The initial model (ab-initio) protocols create quite a nice initial 3D map, but any further 3D refinements(homogeneous//non-uniform…) make the 3D map very bad.
Does anyone have the same expertise, and does anyone know the possible solution?
If this is a small protein, masking in non-uniform or homogeneous refinement may be causing issues. Try using non-uniform refinement, and switching masking off (set dynamic mask threshold to -10, or set dynamic masking resolution to e.g. 1Å)
Try local refinement starting from the ab initio map and particle set.
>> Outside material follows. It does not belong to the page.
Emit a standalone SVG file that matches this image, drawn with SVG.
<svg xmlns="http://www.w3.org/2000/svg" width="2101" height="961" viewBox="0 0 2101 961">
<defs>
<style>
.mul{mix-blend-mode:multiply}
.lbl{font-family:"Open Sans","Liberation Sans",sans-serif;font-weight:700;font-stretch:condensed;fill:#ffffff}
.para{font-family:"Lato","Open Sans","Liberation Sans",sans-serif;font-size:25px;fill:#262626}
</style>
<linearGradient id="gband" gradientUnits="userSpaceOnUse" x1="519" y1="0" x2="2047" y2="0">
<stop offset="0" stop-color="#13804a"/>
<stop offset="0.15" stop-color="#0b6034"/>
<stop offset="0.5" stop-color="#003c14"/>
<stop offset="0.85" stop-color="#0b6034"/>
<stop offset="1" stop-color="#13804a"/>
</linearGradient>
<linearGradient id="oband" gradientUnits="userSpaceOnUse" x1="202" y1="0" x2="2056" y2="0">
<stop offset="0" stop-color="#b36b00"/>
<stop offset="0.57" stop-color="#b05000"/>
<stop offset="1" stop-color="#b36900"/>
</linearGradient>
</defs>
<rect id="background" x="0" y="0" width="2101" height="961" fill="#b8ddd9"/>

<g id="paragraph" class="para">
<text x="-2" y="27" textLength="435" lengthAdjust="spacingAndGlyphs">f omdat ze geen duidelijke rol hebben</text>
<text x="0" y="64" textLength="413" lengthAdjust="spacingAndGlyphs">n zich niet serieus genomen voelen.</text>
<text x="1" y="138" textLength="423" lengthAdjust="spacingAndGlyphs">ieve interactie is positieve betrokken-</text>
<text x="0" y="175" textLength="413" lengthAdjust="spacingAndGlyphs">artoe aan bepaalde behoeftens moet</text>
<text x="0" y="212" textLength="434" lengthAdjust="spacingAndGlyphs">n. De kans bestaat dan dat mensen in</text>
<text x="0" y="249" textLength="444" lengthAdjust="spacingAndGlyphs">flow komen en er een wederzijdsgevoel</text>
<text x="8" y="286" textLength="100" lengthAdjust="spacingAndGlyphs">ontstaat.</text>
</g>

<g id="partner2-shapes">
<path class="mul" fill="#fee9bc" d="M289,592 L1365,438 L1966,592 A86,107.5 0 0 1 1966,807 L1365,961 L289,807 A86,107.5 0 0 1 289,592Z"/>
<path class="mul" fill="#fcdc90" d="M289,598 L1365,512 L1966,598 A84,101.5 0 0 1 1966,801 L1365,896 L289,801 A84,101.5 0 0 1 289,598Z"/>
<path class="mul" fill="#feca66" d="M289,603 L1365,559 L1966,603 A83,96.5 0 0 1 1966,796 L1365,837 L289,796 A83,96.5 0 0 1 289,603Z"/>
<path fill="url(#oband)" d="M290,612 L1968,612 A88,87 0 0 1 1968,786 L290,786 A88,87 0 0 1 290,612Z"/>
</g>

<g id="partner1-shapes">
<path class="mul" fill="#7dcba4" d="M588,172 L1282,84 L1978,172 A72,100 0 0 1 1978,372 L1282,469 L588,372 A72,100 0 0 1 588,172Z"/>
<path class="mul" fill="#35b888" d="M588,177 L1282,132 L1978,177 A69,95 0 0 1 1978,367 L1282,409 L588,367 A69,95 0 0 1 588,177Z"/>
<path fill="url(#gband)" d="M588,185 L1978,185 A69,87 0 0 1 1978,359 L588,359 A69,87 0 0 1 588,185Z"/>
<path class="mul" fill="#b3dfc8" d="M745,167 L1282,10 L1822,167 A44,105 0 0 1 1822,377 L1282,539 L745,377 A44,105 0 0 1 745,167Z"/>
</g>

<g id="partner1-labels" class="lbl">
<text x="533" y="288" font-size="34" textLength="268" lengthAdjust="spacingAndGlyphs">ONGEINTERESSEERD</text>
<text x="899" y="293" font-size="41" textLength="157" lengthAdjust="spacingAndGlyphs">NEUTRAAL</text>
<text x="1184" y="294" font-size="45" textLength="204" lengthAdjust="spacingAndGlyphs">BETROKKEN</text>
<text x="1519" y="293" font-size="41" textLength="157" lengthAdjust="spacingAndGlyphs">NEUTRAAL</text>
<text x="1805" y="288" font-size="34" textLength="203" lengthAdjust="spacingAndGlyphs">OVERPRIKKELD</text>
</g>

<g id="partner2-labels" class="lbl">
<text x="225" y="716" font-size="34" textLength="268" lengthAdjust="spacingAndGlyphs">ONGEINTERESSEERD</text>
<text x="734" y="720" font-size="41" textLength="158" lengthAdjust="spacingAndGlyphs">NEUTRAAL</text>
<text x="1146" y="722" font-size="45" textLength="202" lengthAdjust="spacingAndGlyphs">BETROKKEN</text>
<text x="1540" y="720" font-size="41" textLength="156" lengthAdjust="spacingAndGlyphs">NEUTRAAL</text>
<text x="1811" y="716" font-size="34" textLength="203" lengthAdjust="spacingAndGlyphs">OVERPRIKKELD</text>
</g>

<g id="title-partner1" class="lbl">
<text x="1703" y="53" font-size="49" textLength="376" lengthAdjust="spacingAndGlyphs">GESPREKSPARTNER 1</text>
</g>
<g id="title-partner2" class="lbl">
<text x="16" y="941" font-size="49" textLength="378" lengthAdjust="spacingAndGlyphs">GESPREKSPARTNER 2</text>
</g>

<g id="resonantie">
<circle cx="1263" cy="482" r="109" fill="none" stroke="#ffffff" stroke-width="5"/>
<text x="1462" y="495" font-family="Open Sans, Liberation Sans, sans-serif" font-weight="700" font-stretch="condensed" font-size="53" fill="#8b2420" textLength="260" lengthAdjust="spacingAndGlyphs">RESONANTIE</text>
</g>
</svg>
If refinement is not converging, sometimes this helps.
how many particles? also try: 1) redo ab initio with multiple models, hopefully you get the same result but simultaneously also get rid of particles that do not fit the model (in the other classes). 2) perform classification in 3D with heterogeneous classification for the same effect.
We also tried to bin the particles and run them in the general routine, but that did not help.
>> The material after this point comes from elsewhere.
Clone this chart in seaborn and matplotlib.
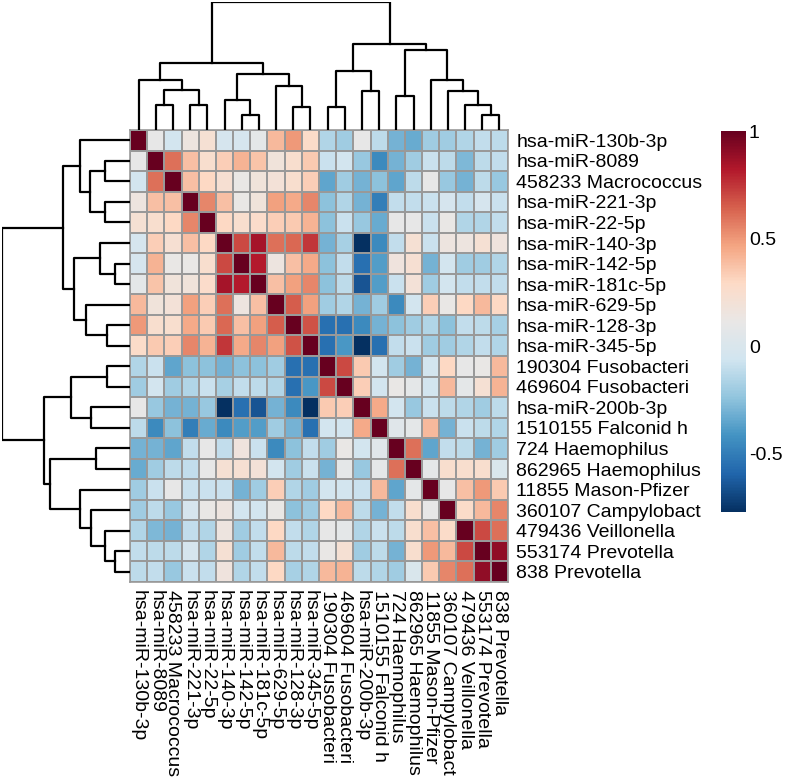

Also, relion produces similar results (with a better b-factor).
redo ab initio with multiple models, hopefully you get the same result but simultaneously also get rid of particles that do not fit the model (in the other classes). yes we tried that - and the results look good for ab-initio but terrible for any 3D refinement
perform classification in 3D with heterogeneous classification for the same effect. Yes, we also tried that - it works (splitting works nicely) but again, just till 3D refinement.
Are you sure the ab initio is a correct solution? To me it looks a little like one of the failure modes we often see, described here: "side view prior" for ab initio?
It doesn’t seem to have many high resolution features - can you clearly see secondary structure in the ab initio, and what settings are you using for ab initio? Are clear secondary structure features present in the 2D classes?
Good question – from data that I have – perhaps, yes. But after you mentioned that – I am intensively checking and remastering it. Thank you for your remarks.
Did you find a solution at the end? As I understood, it happened due to limited views. Did the re-picking step help?
It doesn’t seem to have many high resolution features - can you clearly see secondary structure in the ab initio, and what settings are you using for ab initio?
Well, not really – I see a bit in 2D classes. The setting is the default ones + 0.01 for the Fourier redius step (I found it worked better for me)
Are clear secondary structure features present in the 2D classes? These are the ones.
In some cases repicking helps, in other cases altering parameters for ab initio (resolution range in particular). Sometimes if doing a multi class ab initio, some classes will fail like this, where others give the correct solution.
These look decent. Looking at these, I would guess your protein has Cn symmetry (probably C2 or C4) - it may be worth experimenting with enforcing symmetry during ab initio and refinement.
Hi Dmitry, I met same question seems like what you refered:
good ab-initio
one good class in hetero-refinement
and bad NU-refinement
And @olibclarke 's answer about mask gave me a hint.
I checked the intermediate results of first 3 rounds of my bad NU-refinement and found that the density of region of interest is just over 0.05 (base on the distribution bar on the right), which is smaller than the default "Dynamic mask threshold“ (0.2). So I changed that initial value of mask generation to 0.05 and the result seems good now.